News Letter journalist and author Billy Kennedy is in East Tennessee this weekend for celebrations marking the career of iconic American statesman Sam Houston.
On this trip, Billy will be joined by the DUP Mayor of Antrim/Newtownabbey Councillor Thomas Hogg, whose council region is where the Houston family lived when they moved from Scotland in the 17th century before making the trek to America in the mid-1700s
A bronze statue of the celebrated Governor of Texas and Tennessee, costing $100,000, will be unveiled in Maryville town centre on Saturday, identifying Sam and his family’s link with the East Tennessee region..
Civic leaders will be among several hundred invited guests at the ceremonies, including US Senators and Congress members and Mr Hogg and Mr Kennedy will speak and bring greetings from Northern Ireland..
Billy Kennedy’s 11 books have chronicled the 18th century migration of Ulster-Scots families like the Houston family to America. He said: “It’s quite an honour and privilege to be invited to join in these ceremonies. In my opinion, Sam Houston was the greatest American never to become president and his Ulster-Scots roots are well documented.”
Sam Houston is the only American to be governor of two states – Tennessee and Texas.
Taking part in the Maryville celebrations will be Sam Houston’s great-great grand-daughter Madge Roberts and Mac Woodward, mayor of Huntsville, Texas, where Houston spent his last years.

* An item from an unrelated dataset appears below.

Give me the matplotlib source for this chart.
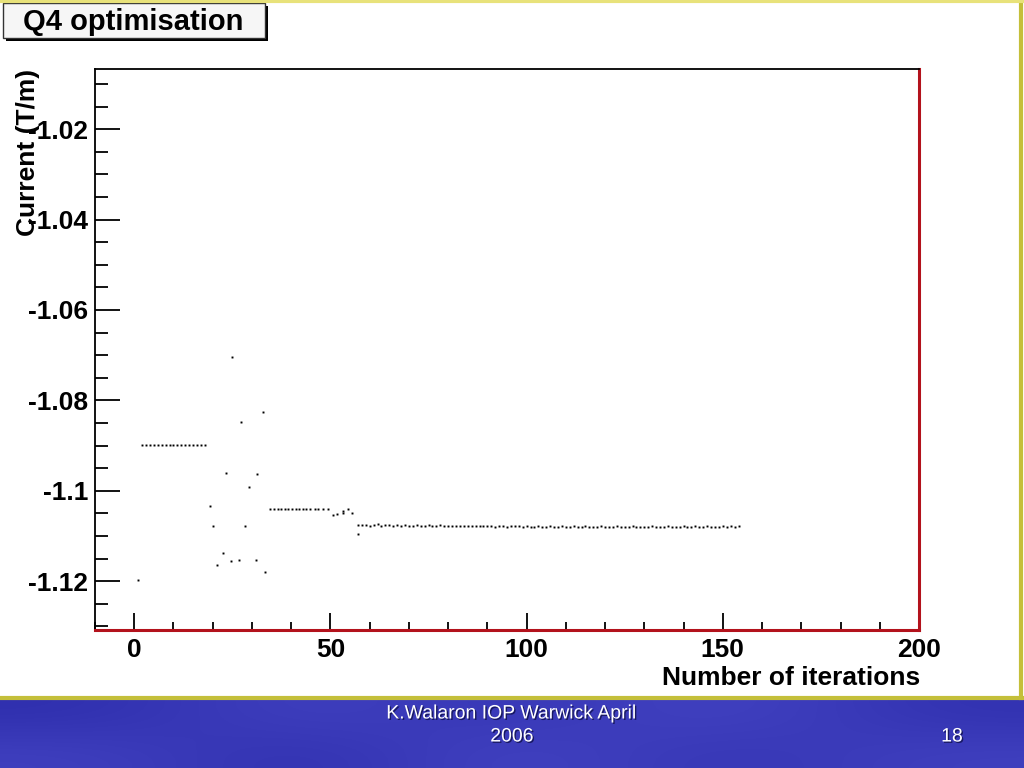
import matplotlib
matplotlib.use("Agg")
import matplotlib.pyplot as plt
from matplotlib.patches import Rectangle
from matplotlib.lines import Line2D
import matplotlib.patheffects as pe

# ---------------- data ----------------
title = "Q4 optimisation"
x_label = "Number of iterations"
y_label = "Current (T/m)"
footer_line1 = "K.Walaron IOP Warwick April"
footer_line2 = "2006"
slide_number = "18"

x_ticks = [0, 50, 100, 150, 200]
x_tick_labels = ["0", "50", "100", "150", "200"]
y_ticks = [-1.12, -1.10, -1.08, -1.06, -1.04, -1.02]
y_tick_labels = ["-1.12", "-1.1", "-1.08", "-1.06", "-1.04", "-1.02"]

# early phase
early_x = [1, 2, 3, 4, 5, 6, 7, 8, 9, 10, 11, 12, 13, 14, 15, 16, 17, 18]
early_y = [-1.1198, -1.0898, -1.0898, -1.0898, -1.0898, -1.0898, -1.0898,
           -1.0898, -1.0898, -1.0898, -1.0898, -1.0898, -1.0898, -1.0898,
           -1.0898, -1.0898, -1.0898, -1.0898]

# exploration phase
explore_x = [19.2, 20.2, 21.0, 22.5, 23.5, 24.6, 24.9, 26.7, 27.1, 28.2,
             29.2, 31.0, 31.4, 32.8, 33.2]
explore_y = [-1.1034, -1.1078, -1.1165, -1.1137, -1.0960, -1.1155, -1.0705,
             -1.1153, -1.0848, -1.1078, -1.0991, -1.1153, -1.0963, -1.0826,
             -1.1180]

# first plateau
plateau1_x = [34.7, 35.7, 36.6, 37.5, 38.4, 39.3, 40.2, 41.2, 42.1, 43.0,
              43.9, 44.8, 46.0, 46.8, 48.2, 49.5, 50.6, 51.8, 53.2, 53.2,
              54.6, 55.4]
plateau1_y = [-1.1041, -1.1041, -1.1041, -1.1041, -1.1041, -1.1041, -1.1041,
              -1.1041, -1.1041, -1.1041, -1.1041, -1.1041, -1.1041, -1.1041,
              -1.1041, -1.1041, -1.1053, -1.1052, -1.1050, -1.1044, -1.1041,
              -1.1050]

# converged phase
conv_x = [57.0, 56.9] + list(range(58, 155))
conv_y = [-1.1095, -1.1075,
          -1.1076, -1.1075, -1.1077, -1.1076, -1.1074, -1.1077, -1.1076, -1.1075, -1.1077, -1.1076,
          -1.1077, -1.1076, -1.1078, -1.1077, -1.1076, -1.1078, -1.1077, -1.1075, -1.1078, -1.1077,
          -1.1076, -1.1078, -1.1077, -1.1078, -1.1077, -1.1079, -1.1078, -1.1077, -1.1079, -1.1078,
          -1.1079, -1.1078, -1.1079, -1.1078, -1.1080, -1.1079, -1.1078, -1.1080, -1.1079, -1.1078,
          -1.1079, -1.1080, -1.1079, -1.1081, -1.1080, -1.1079, -1.1080, -1.1081, -1.1079, -1.1080,
          -1.1080, -1.1079, -1.1081, -1.1080, -1.1079, -1.1081, -1.1080, -1.1078, -1.1080, -1.1081,
          -1.1080, -1.1079, -1.1081, -1.1080, -1.1081, -1.1079, -1.1080, -1.1081, -1.1080, -1.1079,
          -1.1081, -1.1080, -1.1081, -1.1080, -1.1079, -1.1081, -1.1080, -1.1081, -1.1079, -1.1080,
          -1.1081, -1.1080, -1.1078, -1.1081, -1.1080, -1.1079, -1.1081, -1.1080, -1.1079, -1.1080,
          -1.1081, -1.1080, -1.1078, -1.1080, -1.1079, -1.1081, -1.1079]

xs = early_x + explore_x + plateau1_x + conv_x
ys = early_y + explore_y + plateau1_y + conv_y

# ---------------- figure ----------------
W, H = 1024, 768
fig = plt.figure(figsize=(W / 100, H / 100), dpi=100)
fig.patch.set_facecolor("white")

def fx(px):
    return px / W

def fy(py):
    return 1 - py / H

FONT = ["Liberation Sans", "DejaVu Sans"]

# footer (blue band)
footer = fig.add_axes([0, 0, 1, fy(699)])
footer.set_axis_off()
footer.imshow([[0.0, 0.35, 0.1, 0.4, 0.05], [0.3, 0.0, 0.4, 0.1, 0.3]],
              aspect="auto", cmap=matplotlib.colors.LinearSegmentedColormap.from_list(
                  "slide", ["#2f2fae", "#4545c4"]),
              interpolation="bicubic", extent=[0, 1, 0, 1])
footer.set_xlim(0, 1)
footer.set_ylim(0, 1)

# slide borders (olive-yellow)
border_col = "#c4bf3a"
fig.add_artist(Line2D([0, 1], [fy(698), fy(698)], transform=fig.transFigure,
                      color=border_col, lw=3))
fig.add_artist(Line2D([fx(1021), fx(1021)], [fy(698), 1], transform=fig.transFigure,
                      color=border_col, lw=3))
fig.add_artist(Line2D([0, 1], [fy(1), fy(1)], transform=fig.transFigure,
                      color="#e8e27a", lw=3))

# main axes
ax = fig.add_axes([fx(95), fy(630), fx(919) - fx(95), fy(69) - fy(630)])
ax.set_facecolor("white")
ax.plot(xs, ys, linestyle="none", marker="s", markersize=1.4,
        markeredgewidth=0, color="black")

ax.set_xlim(-10, 200)
ax.set_ylim(-1.1308, -1.0067)

ax.set_xticks(x_ticks)
ax.set_xticklabels(x_tick_labels)
ax.set_xticks(list(range(-10, 201, 10)), minor=True)
ax.set_yticks(y_ticks)
ax.set_yticklabels(y_tick_labels)
ax.set_yticks([-1.13 + 0.005 * i for i in range(25)], minor=True)

ax.tick_params(axis="x", which="major", direction="in", length=12, width=1.3,
               pad=6, labelsize=19)
ax.tick_params(axis="x", which="minor", direction="in", length=6, width=1.3)
ax.tick_params(axis="y", which="major", direction="in", length=18, width=1.3,
               pad=5, labelsize=19)
ax.tick_params(axis="y", which="minor", direction="in", length=9, width=1.3)
for lab in ax.get_xticklabels() + ax.get_yticklabels():
    lab.set_fontfamily(FONT)
    lab.set_fontweight("bold")

for s in ["top", "left"]:
    ax.spines[s].set_color("black")
    ax.spines[s].set_linewidth(1.3)
for s in ["right", "bottom"]:
    ax.spines[s].set_color("#b3121c")
    ax.spines[s].set_linewidth(2.2)

# axis titles (the y title overlaps the tick labels, as in the original)
fig.text(fx(920), fy(678), x_label, ha="right", va="center", fontsize=19,
         fontweight="bold", family=FONT)
fig.text(fx(28), fy(152), y_label, ha="center", va="center", rotation=90,
         fontsize=19, fontweight="bold", family=FONT)

# title box with shadow
fig.add_artist(Rectangle((fx(6), fy(41)), fx(268) - fx(6), fy(6) - fy(41),
                         transform=fig.transFigure, facecolor="black",
                         edgecolor="none"))
fig.add_artist(Rectangle((fx(3), fy(38)), fx(265) - fx(3), fy(3) - fy(38),
                         transform=fig.transFigure, facecolor="#f6f6f6",
                         edgecolor="#333333", lw=1))
fig.text(fx(133), fy(22), title, ha="center", va="center", fontsize=21,
         fontweight="bold", family=FONT)

# footer texts
shadow = [pe.withSimplePatchShadow(offset=(1, -1), shadow_rgbFace="#10104a", alpha=0.8)]
fig.text(fx(512), fy(714), footer_line1, ha="center", va="center", fontsize=14,
         color="white", family=FONT, path_effects=shadow)
fig.text(fx(512), fy(737), footer_line2, ha="center", va="center", fontsize=14,
         color="white", family=FONT, path_effects=shadow)
fig.text(fx(952), fy(737), slide_number, ha="center", va="center", fontsize=14,
         color="white", family=FONT, path_effects=shadow)

fig.savefig("out.png", dpi=100, facecolor=fig.get_facecolor())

Sam’s roots to the Scots-Irish (Ulster-Scots) diaspora will be highlighted and a high official of the Cherokee Nation will speak of Sam’s Cherokee citizenship as a young man.
The Houston clan came from lowland Scotland to settle in east Co Antrim in the mid-1660s, around Ballyboley/Ballynure/Ballybracken.
Sam Houston’s ancestor John Houston emigrated to America in 1740 and the family settled in the Shenandoah Valley of Virginia at Timber Ridge outside Lexington where they founded the local Presbyterian Church. The family moved to East Tennessee in 1807.
The Texas city of Houston (population 2.5million) is named in Sam Houston’s honour.